MPs urge better child support system amid concerns over single-parent families

Urgent action is needed to improve the child support system amid concerns single-parent families are "slipping through the safety net", MPs have warned.

The Work and Pensions Committee said the Child Maintenance Service (CMS) must be tougher on enforcing payment of child support and tackling gaps in its provision for cases of domestic violence.

In a new report, the cross-party group of MPs urged ministers to tackle prolonged under-payment by some absent parents as well as "shameless self-employed" parents who exploit a legal loophole that allows them to avoid paying the right amount of child support to their families.

A high proportion of cases slipped through the cracks when the new system was introduced in 2012, the report also found.

Conservative Heidi Allen, who sits on the committee, said: "We know the balance between state and family is one of the hardest to get right.

"But there is an opportunity to get control of this decades-old issue, by improving the new Child Maintenance Service.

"It is right of course that families sort these issues themselves wherever possible, and the Government only provide a safety net when that doesn't work.
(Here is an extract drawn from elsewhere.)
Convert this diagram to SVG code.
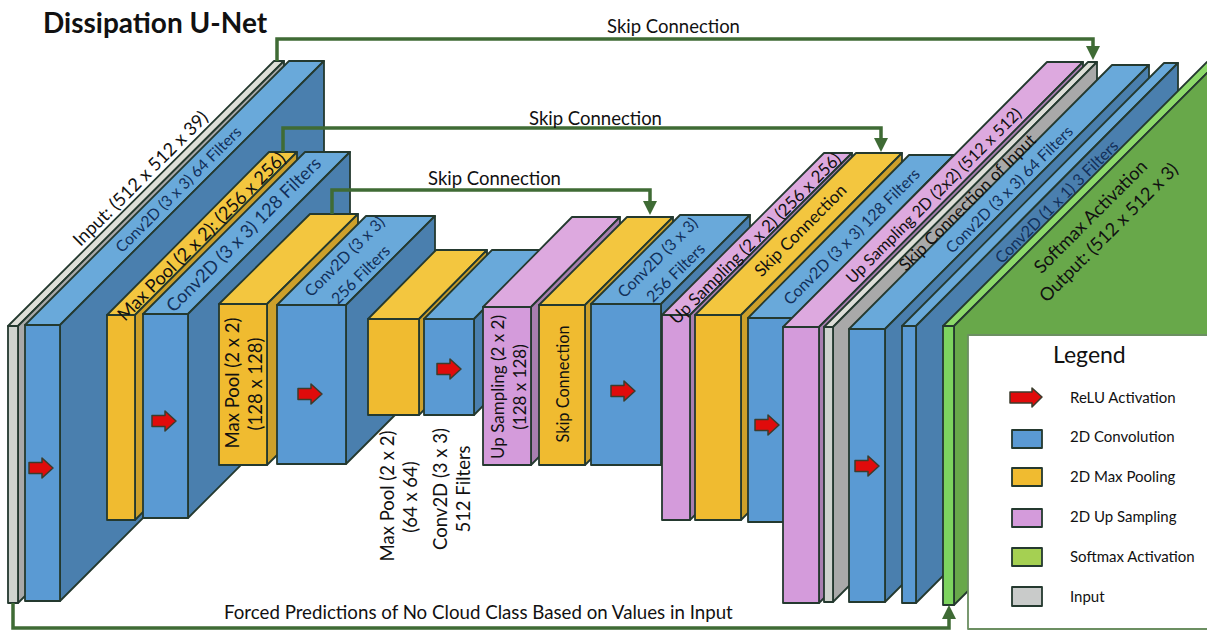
<svg xmlns="http://www.w3.org/2000/svg" width="1207" height="631" viewBox="0 0 1207 631">
<style>
text{font-family:"Lato","Liberation Sans",sans-serif;fill:#111}
.l{text-anchor:middle;dominant-baseline:central}
.s{font-size:16px}.m{font-size:18.500px}.n{font-size:17px}.b{font-size:18.200px}
.d{fill:#12305a}
polygon,rect{stroke:#24392f;stroke-width:1.8;stroke-linejoin:round}
.bf{fill:#5a9ad3}.bt{fill:#69a9da}.bs{fill:#4a7fae}
.yf{fill:#f0bb30}.yt{fill:#f3c63f}.ys{fill:#cda02a}
.pf{fill:#d49bdb}.pt{fill:#dda9df}.ps{fill:#a87eb0}
.gf{fill:#cfd3ce}.gt{fill:#dedfd8}.gs{fill:#a9a9a9}
.sf{fill:#7dd45f}.st{fill:#8cd869}.ss{fill:#68a84a}
.ar{fill:#e00b0b;stroke:#3c3c2c;stroke-width:1.5}
.c{fill:none;stroke:#3f6b35;stroke-width:3.500}
.h{fill:#3f6b35;stroke:none}
.bg{fill:#fff;stroke:none}
.lg{fill:#fff;stroke:#6c8f62}
</style>
<defs>
<polygon id="ra" class="ar" points="-12,-5.500 1,-5.500 1,-10 12,0 1,10 1,5.500 -12,5.500"/>
</defs>
<rect class="bg" width="1207" height="631"/>
<text x="43" y="33" font-size="28" font-weight="700" fill="#000">Dissipation U-Net</text>

<g id="input">
<polygon class="gt" points="8,326 274,61 284,61 18,326"/><polygon class="gs" points="18,326 284,61 284,338 18,603"/><rect class="gf" x="8" y="326" width="10" height="277"/>
<text class="l b" transform="translate(140 178) rotate(-45)">Input: (512 x 512 x 39)</text>
</g>
<g id="conv1">
<polygon class="bt" points="25,325 289,61 324,61 60,325"/><polygon class="bs" points="60,325 324,61 324,337 60,601"/><rect class="bf" x="25" y="325" width="35" height="276"/>
<use href="#ra" x="41" y="468"/>
<text class="l d" font-size="15.500" transform="translate(178 189) rotate(-45)">Conv2D (3 x 3) 64 Filters</text>
</g>
<g id="maxpool1">
<polygon class="yt" points="107,315 269,152 297,152 135,315"/><polygon class="ys" points="135,315 297,152 297,357 135,520"/><rect class="yf" x="107" y="315" width="28" height="205"/>
</g>
<g id="conv2">
<polygon class="bt" points="143,314 305,152 350,152 188,314"/><polygon class="bs" points="188,314 350,152 350,356 188,518"/><rect class="bf" x="143" y="314" width="45" height="204"/>
<use href="#ra" x="164" y="421"/>
<text class="l b" transform="translate(201 236) rotate(-45)">Max Pool (2 x 2): (256 x 256)</text>
<text class="l b d" transform="translate(243 234) rotate(-45)">Conv2D (3 x 3) 128 Filters</text>
</g>
<g id="maxpool2">
<polygon class="yt" points="219,304 310,214 358,214 267,304"/><polygon class="ys" points="267,304 358,214 358,375 267,465"/><rect class="yf" x="219" y="304" width="48" height="161"/>
<text class="l m" transform="translate(232 383) rotate(-90)">Max Pool (2 x 2)</text>
<text class="l m" transform="translate(255 384) rotate(-90)">(128 x 128)</text>
</g>
<g id="conv3">
<polygon class="bt" points="277,305 366,216 435,216 346,305"/><polygon class="bs" points="346,305 435,216 435,375 346,464"/><rect class="bf" x="277" y="305" width="69" height="159"/>
<use href="#ra" x="310" y="394"/>
<text class="l s d" transform="translate(344 256) rotate(-45)">Conv2D (3 x 3)</text>
<text class="l s d" transform="translate(360 274) rotate(-45)">256 Filters</text>
</g>
<g id="maxpool3">
<polygon class="yt" points="368,319 436,250 487,250 419,319"/><polygon class="ys" points="419,319 487,250 487,346 419,415"/><rect class="yf" x="368" y="319" width="51" height="96"/>
<text class="l m" transform="translate(387 496) rotate(-90)">Max Pool (2 x 2)</text>
<text class="l m" transform="translate(410 497) rotate(-90)">(64 x 64)</text>
</g>
<g id="conv4">
<polygon class="bt" points="424,319 492,250 542,250 474,319"/><polygon class="bs" points="474,319 542,250 542,346 474,415"/><rect class="bf" x="424" y="319" width="50" height="96"/>
<use href="#ra" x="449" y="369"/>
<text class="l m" transform="translate(440 489) rotate(-90)">Conv2D (3 x 3)</text>
<text class="l m" transform="translate(463 489) rotate(-90)">512 Filters</text>
</g>
<g id="upsample1">
<polygon class="pt" points="483,307 572,217 620,217 531,307"/><polygon class="ps" points="531,307 620,217 620,375 531,465"/><rect class="pf" x="483" y="307" width="48" height="158"/>
<text class="l n" transform="translate(497 387) rotate(-90)">Up Sampling (2 x 2)</text>
<text class="l n" transform="translate(519 387) rotate(-90)">(128 x 128)</text>
</g>
<g id="skip1">
<polygon class="yt" points="539,305 627,217 673,217 585,305"/><polygon class="ys" points="585,305 673,217 673,377 585,465"/><rect class="yf" x="539" y="305" width="46" height="160"/>
<text class="l" font-size="16.300" transform="translate(562 384) rotate(-90)">Skip Connection</text>
</g>
<g id="conv5">
<polygon class="bt" points="591,304 680,215 750,215 661,304"/><polygon class="bs" points="661,304 750,215 750,376 661,465"/><rect class="bf" x="591" y="304" width="70" height="161"/>
<use href="#ra" x="623" y="391"/>
<text class="l s d" transform="translate(657 257) rotate(-45)">Conv2D (3 x 3)</text>
<text class="l s d" transform="translate(675 272) rotate(-45)">256 Filters</text>
</g>
<g id="upsample2">
<polygon class="pt" points="662,315 824,153 852,153 690,315"/><polygon class="ps" points="690,315 852,153 852,358 690,520"/><rect class="pf" x="662" y="315" width="28" height="205"/>
</g>
<g id="skip2">
<polygon class="yt" points="695,315 856,153 902,153 741,315"/><polygon class="ys" points="741,315 902,153 902,358 741,520"/><rect class="yf" x="695" y="315" width="46" height="205"/>
<text class="l n" transform="translate(755 238) rotate(-45)">Up Sampling (2 x 2) (256 x 256)</text>
<text class="l n" transform="translate(800 230) rotate(-45)">Skip Connection</text>
</g>
<g id="conv6">
<polygon class="bt" points="748,318 909,155 954,155 793,318"/><polygon class="bs" points="793,318 954,155 954,359 793,522"/><rect class="bf" x="748" y="318" width="45" height="204"/>
<use href="#ra" x="767" y="425"/>
<text class="l s d" transform="translate(851 236) rotate(-45)">Conv2D (3 x 3) 128 Filters</text>
</g>
<g id="upsample3">
<polygon class="pt" points="783,327 1047,62 1083,62 819,327"/><polygon class="ps" points="819,327 1083,62 1083,338 819,603"/><rect class="pf" x="783" y="327" width="36" height="276"/>
<text class="l" font-size="16.200" transform="translate(933 195) rotate(-45)">Up Sampling 2D (2x2) (512 x 512)</text>
</g>
<g id="input2">
<polygon class="gt" points="824,327 1088,62 1097,62 833,327"/><polygon class="gs" points="833,327 1097,62 1097,337 833,602"/><rect class="gf" x="824" y="327" width="9" height="275"/>
</g>
<g id="conv7">
<polygon class="bt" points="849,329 1112,65 1149,65 885,329"/><polygon class="bs" points="885,329 1149,65 1149,338 885,602"/><rect class="bf" x="849" y="329" width="36" height="273"/>
<use href="#ra" x="867" y="466"/>
<text class="l n" transform="translate(967 202) rotate(-45)">Skip Connection of Input</text>
<text class="l d" font-size="15.700" transform="translate(1009 189) rotate(-45)">Conv2D (3 x 3) 64 Filters</text>
</g>
<g id="conv8">
<polygon class="bt" points="902,326 1164,63 1178,63 916,326"/><polygon class="bs" points="916,326 1178,63 1178,340 916,603"/><rect class="bf" x="902" y="326" width="14" height="277"/>
<text class="l s d" transform="translate(1056 201) rotate(-45)">Conv2D (1 x 1) 3 Filters</text>
</g>
<g id="softmax">
<polygon class="st" points="943,326 1207,62 1218,62 954,326"/><polygon class="ss" points="954,326 1218,62 1218,341 954,605"/><rect class="sf" x="943" y="326" width="11" height="279"/>
<text class="l b" transform="translate(1090 216) rotate(-45)">Softmax Activation</text>
<text class="l b" transform="translate(1108 232) rotate(-45)">Output: (512 x 512 x 3)</text>
</g>

<g id="connectors">
<path class="c" d="M277 61V39H1093V50"/><polygon class="h" points="1086,46 1100,46 1093,60"/>
<path class="c" d="M283 152V128H881V139"/><polygon class="h" points="874,138 888,138 881,152"/>
<path class="c" d="M332 214V190H650V201"/><polygon class="h" points="643,201 657,201 650,215"/>
<path class="c" d="M13 603V628H949V617"/><polygon class="h" points="942,619 956,619 949,605"/>
</g>
<text x="607" y="33" font-size="18.500">Skip Connection</text>
<text x="529" y="125" font-size="18.500">Skip Connection</text>
<text x="428" y="185" font-size="18.500">Skip Connection</text>
<text x="224" y="619" font-size="18.700">Forced Predictions of No Cloud Class Based on Values in Input</text>

<g id="legend">
<rect class="lg" x="968" y="335" width="242" height="294"/>
<text x="1053" y="363" font-size="23">Legend</text>
<polygon class="ar" points="1010,392 1032,392 1032,388 1042,397 1032,407 1032,403 1010,403"/>
<rect class="bf" x="1012" y="430" width="30" height="18"/>
<rect class="yf" x="1012" y="468" width="30" height="18"/>
<rect class="pf" x="1012" y="509" width="30" height="18"/>
<rect x="1012" y="548" width="30" height="18" fill="#a5d052"/>
<rect x="1012" y="587" width="30" height="19" fill="#c9cbca"/>
<text x="1070" y="403" font-size="15">ReLU Activation</text>
<text x="1070" y="442" font-size="15">2D Convolution</text>
<text x="1070" y="482" font-size="15">2D Max Pooling</text>
<text x="1070" y="522" font-size="15">2D Up Sampling</text>
<text x="1070" y="562" font-size="15">Softmax Activation</text>
<text x="1070" y="602" font-size="15">Input</text>
</g>
</svg>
"But a high proportion of ongoing cases from the CSA have not been resolved, they have simply disappeared.

"There must now be a worry that families simply cannot face starting over and are slipping through the safety net."

The report called for greater help for domestic abuse survivors, who it said were being let down by the system which means they have to engage with their abuser over the money owed in child support.
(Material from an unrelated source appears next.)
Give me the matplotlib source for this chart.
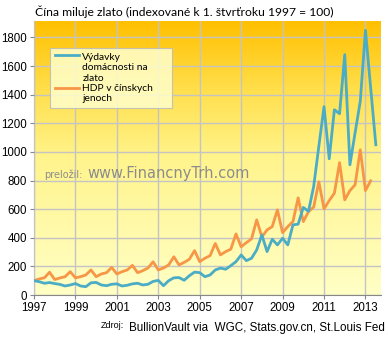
import numpy as np
import matplotlib.pyplot as plt
from matplotlib.colors import LinearSegmentedColormap
from matplotlib.legend_handler import HandlerLine2D

# Quarterly index, Q1 1997 = 100
start_year = 1997
gold_spending = [100, 93, 82, 87, 80, 74, 63, 70, 80, 63, 58, 85, 88, 70, 65, 75,
                 78, 63, 68, 78, 82, 70, 75, 95, 102, 65, 100, 120, 122, 103, 135, 160,
                 156, 128, 140, 175, 188, 180, 205, 233, 280, 240, 257, 315, 420, 303, 390, 350,
                 397, 350, 490, 495, 612, 585, 758, 1040, 1316, 952, 1295, 1267, 1680, 910, 1134, 1354,
                 1850, 1450, 1050]
gdp_yuan = [100, 112, 120, 159, 108, 119, 128, 163, 120, 128, 140, 175, 128, 147, 156, 193,
            147, 163, 175, 207, 156, 170, 189, 232, 175, 189, 210, 267, 210, 228, 250, 310,
            233, 257, 275, 360, 280, 303, 320, 427, 337, 366, 392, 525, 406, 455, 478, 595,
            436, 478, 513, 679, 513, 583, 614, 791, 602, 660, 712, 925, 665, 730, 770, 1015,
            730, 798]
series_names = ["Výdavky\ndomácnosti na\nzlato", "HDP v čínskych\njenoch"]
year_ticks = [1997, 1999, 2001, 2003, 2005, 2007, 2009, 2011, 2013]
value_ticks = [0, 200, 400, 600, 800, 1000, 1200, 1400, 1600, 1800]

LEG_FS = 7.4


class TopLineHandler(HandlerLine2D):
    # put the legend line next to the first text line, like Excel does
    def __init__(self, nlines, **kw):
        super().__init__(**kw)
        self.shift = (nlines - 1) / 2 * 1.2 * LEG_FS

    def create_artists(self, legend, orig_handle, xdescent, ydescent, width, height,
                       fontsize, trans):
        arts = super().create_artists(legend, orig_handle, xdescent, ydescent, width,
                                      height, fontsize, trans)
        for a in arts:
            a.set_ydata(np.asarray(a.get_ydata()) + self.shift)
        return arts


x_gold = start_year + np.arange(len(gold_spending)) / 4
x_gdp = start_year + np.arange(len(gdp_yuan)) / 4

fig = plt.figure(figsize=(3.88, 3.37), dpi=100)
ax = fig.add_axes([34 / 388, 1 - 295 / 337, 347 / 388, 274 / 337])
ax.set_xlim(1997, 2013.75)
ax.set_ylim(0, 1915)

# orange-to-pale-yellow gradient behind the plot
grad = LinearSegmentedColormap.from_list(
    "bg", [(0, "#FFC000"), (0.25, "#FFDF4C"), (0.5, "#FFF48C"), (1, "#FFFFC6")])
ax.imshow(np.linspace(0, 1, 256).reshape(-1, 1), cmap=grad, aspect="auto",
          extent=[1997, 2013.75, 0, 1915], origin="upper", zorder=0)

ax.set_xticks(year_ticks)
ax.set_yticks(value_ticks)
ax.grid(True, color="#C4C4C4", linewidth=1.0, zorder=1)
ax.set_axisbelow(False)

l1, = ax.plot(x_gold, gold_spending, color="#4BACC6", linewidth=2.0, zorder=4,
              label=series_names[0])
l2, = ax.plot(x_gdp, gdp_yuan, color="#F79646", linewidth=2.0, zorder=3,
              label=series_names[1])

for s in ["top", "right"]:
    ax.spines[s].set_visible(False)
for s in ["left", "bottom"]:
    ax.spines[s].set_color("#888888")
    ax.spines[s].set_linewidth(0.8)
ax.tick_params(colors="#888888", length=3, width=0.8, labelcolor="black",
               labelsize=8.3, pad=2)
for lab in ax.get_xticklabels() + ax.get_yticklabels():
    lab.set_family("Liberation Sans")

# legend box stretched to the width seen in the original
leg = ax.legend(loc="upper left", bbox_to_anchor=(0.046, 0.679, 0.352, 0.222),
                mode="expand", borderaxespad=0,
                frameon=True, fancybox=False, prop={"family": "Lato", "size": LEG_FS},
                handlelength=2.4, handletextpad=0.3, labelspacing=0.15,
                borderpad=0.45,
                handler_map={l1: TopLineHandler(3), l2: TopLineHandler(2)})
leg.get_frame().set_facecolor("#FFFFCC")
leg.get_frame().set_alpha(0.85)
leg.get_frame().set_edgecolor("#BBBBBB")
leg.get_frame().set_linewidth(0.8)
leg.set_zorder(6)

# watermark
ax.text(0.03, 0.44, "preložil:", transform=ax.transAxes, fontsize=7, color="#8C8C8C",
        family="DejaVu Sans", va="center", zorder=5)
ax.text(0.155, 0.445, "www.FinancnyTrh.com", transform=ax.transAxes, fontsize=10.5,
        color="#8C8C8C", family="DejaVu Sans", va="center", zorder=5)

fig.text(35 / 388, 1 - 12 / 337, "Čína miluje zlato (indexované k 1. štvrťroku 1997 = 100)",
         fontsize=8.75, family="Lato", va="center", ha="left")
fig.text(124 / 388, 1 - 326 / 337, "Zdroj:", fontsize=6.5, family="Liberation Sans",
         va="center", ha="right")
fig.text(385 / 388, 1 - 328 / 337, "BullionVault via  WGC, Stats.gov.cn, St.Louis Fed",
         fontsize=8.4, family="Liberation Sans", va="center", ha="right")

fig.savefig("out.png", dpi=100)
Parents should also be able to challenge unfair child support awards, the committee said, as they called for an end to loopholes for the self-employed.

Ms Allen said: "The victims of this fraud by shameless self-employed parents who play the system, and old-fashioned deadbeat non-payers here, are children.

"The CMS must visibly up its game, to get fair support for parents in the most difficult circumstances, and to send a clear signal that avoiding responsibility for your children is unacceptable.

"The evasion of child support under the guise of ever-changing "self-employment" is also an evasion of tax.

"It is a double hit to the tax payer in the form of lower tax receipts and also benefit payments to parents with care who can't then make ends meet.

"It is therefore essential that the Government reviews this as part of its comprehensive review of self-employment."